Just look at Celine Dion, who has revitalized her whole public persona by being the woman who believes in the dream of the dress; who will wear the wild outfit, convenience or weather or occasion be damned; who will conjure Richard Avedon photographing a Balenciaga model with her big Parisian dog in the big poofy Richard Quinn dress with her two weimaraners. The runways are in on the dream, too. Pierpaolo Piccioli continues to expand on the fantasy of Valentino’s well-traveled but chateau-bound hostess; the house’s fabric sculptures in bold color combinations and ’70s floral prints almost look like an alternative medicine for calming the nervous mind of the global citizen. But couture isn’t just a plaything for the .01%: along with Giambattista Valli and his “big pink dress,” these designs have in fact set an agenda that’s rippled through the most commercial strains of women’s ready-to-wear, as the racks at Barneys, Bergdorfs, and Nieman’s are stocked with affordable versions of this dress for the woman who serves a whole fish barefoot while making jokes about Robert Mueller. Or, well, imagines she does.

For the most part, the dream remains a woman’s domain. Men are having a lot of fun pulling from the silhouettes, attitude, and business apparatus of womenswear in ready-to-wear, but at a few houses—Margiela, Dior Men’s, and Givenchy—designers are daring to combine couture with fashion’s other darling of the moment: menswear.
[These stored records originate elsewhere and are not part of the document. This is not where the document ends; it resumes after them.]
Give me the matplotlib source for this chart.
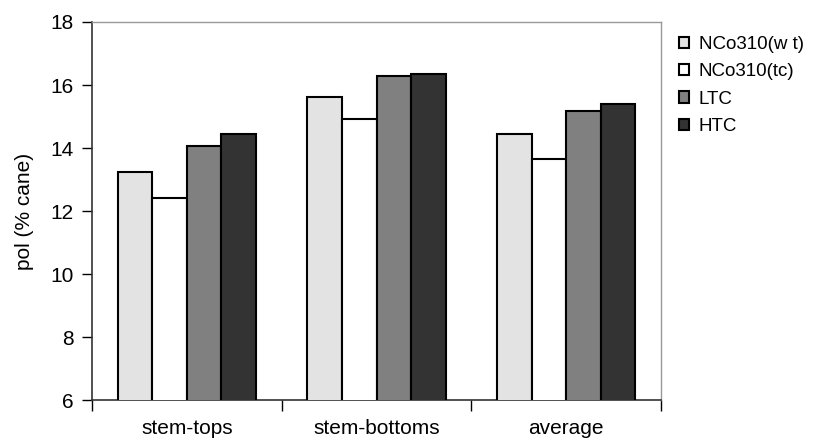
import numpy as np
import matplotlib.pyplot as plt

plt.rcParams['font.family'] = ['Liberation Sans', 'DejaVu Sans']

categories = ['stem-tops', 'stem-bottoms', 'average']
series_names = ['NCo310(w t)', 'NCo310(tc)', 'LTC', 'HTC']
wt_vals = [13.24, 15.62, 14.43]
tc_vals = [12.41, 14.92, 13.66]
ltc_vals = [14.07, 16.29, 15.17]
htc_vals = [14.43, 16.35, 15.39]
colors = ['#e3e3e3', '#ffffff', '#808080', '#333333']

fig = plt.figure(figsize=(8.14, 4.48), dpi=100)
ax = fig.add_axes([92 / 814, 48 / 448, 569 / 814, 378 / 448])

x = np.arange(len(categories))
width = 0.182
all_vals = [wt_vals, tc_vals, ltc_vals, htc_vals]
for i, (vals, name, c) in enumerate(zip(all_vals, series_names, colors)):
    ax.bar(x + (i - 1.5) * width, vals, width, color=c, edgecolor='black',
           linewidth=1.5, label=name, zorder=3)

ax.set_xlim(-0.5, 2.5)
ax.set_ylim(6, 18)
ax.set_yticks(range(6, 19, 2))
ax.tick_params(axis='y', labelsize=15, length=7, width=1, direction='out', pad=6)
ax.set_xticks(x)
ax.set_xticklabels(categories, fontsize=15)
ax.tick_params(axis='x', length=0, pad=14)
# category boundary ticks below axis
ax.set_xticks(np.arange(-0.5, 3, 1), minor=True)
ax.tick_params(axis='x', which='minor', length=8, width=1, direction='out')

ax.set_ylabel('pol (% cane)', fontsize=15, labelpad=12)
for s in ['left', 'bottom']:
    ax.spines[s].set_color('#333333')
    ax.spines[s].set_linewidth(1.2)
for s in ['top', 'right']:
    ax.spines[s].set_color('#999999')
    ax.spines[s].set_linewidth(1)

fig.legend(loc='upper left', bbox_to_anchor=(679 / 814, 1 - 36 / 448),
           frameon=False, fontsize=13.5, handlelength=0.55, handleheight=0.55,
           handletextpad=0.5, labelspacing=0.55, borderaxespad=0, borderpad=0)

fig.savefig('out.png', dpi=100)
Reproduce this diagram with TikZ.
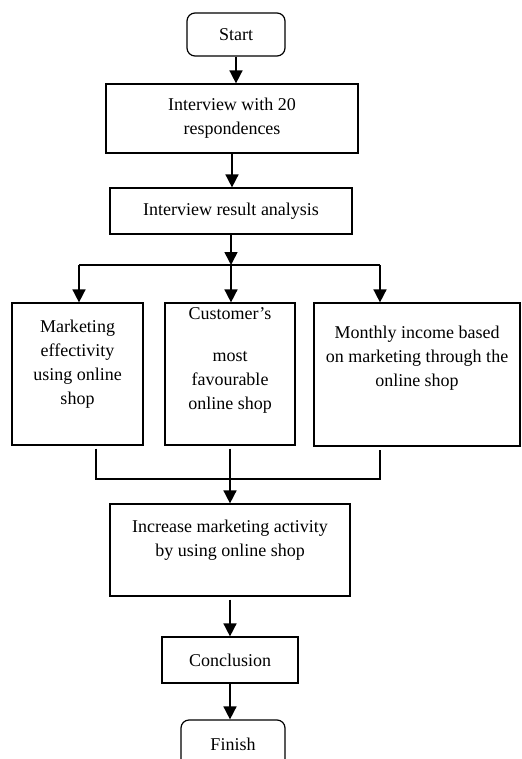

Last spring, John Galliano showed his last standalone men’s show for Maison Margiela and quietly launched a revolution. “It’s the highest form of dressmaking, but for men,” he said at the time on his podcast, a behind-the-scenes, rhapsodic soliloquy on fashion theory that arrives with each collection. The event may have been Paris Men’s Fashion Week, but the clothing, Galliano contended, was genderless. Take his extensive use of satin-back crepe in that collection: the body’s temperature warms up the fabric, breaking it down, causing it to mold to the body. This is anathema, of course, to men’s tailoring, which posits the suit and all its descendents (like, idk, chinos!) as sacks of fabric that either render the human form a mostly straight line or are cleverly cut to disguise its flaws and play up its strengths (shoulders!).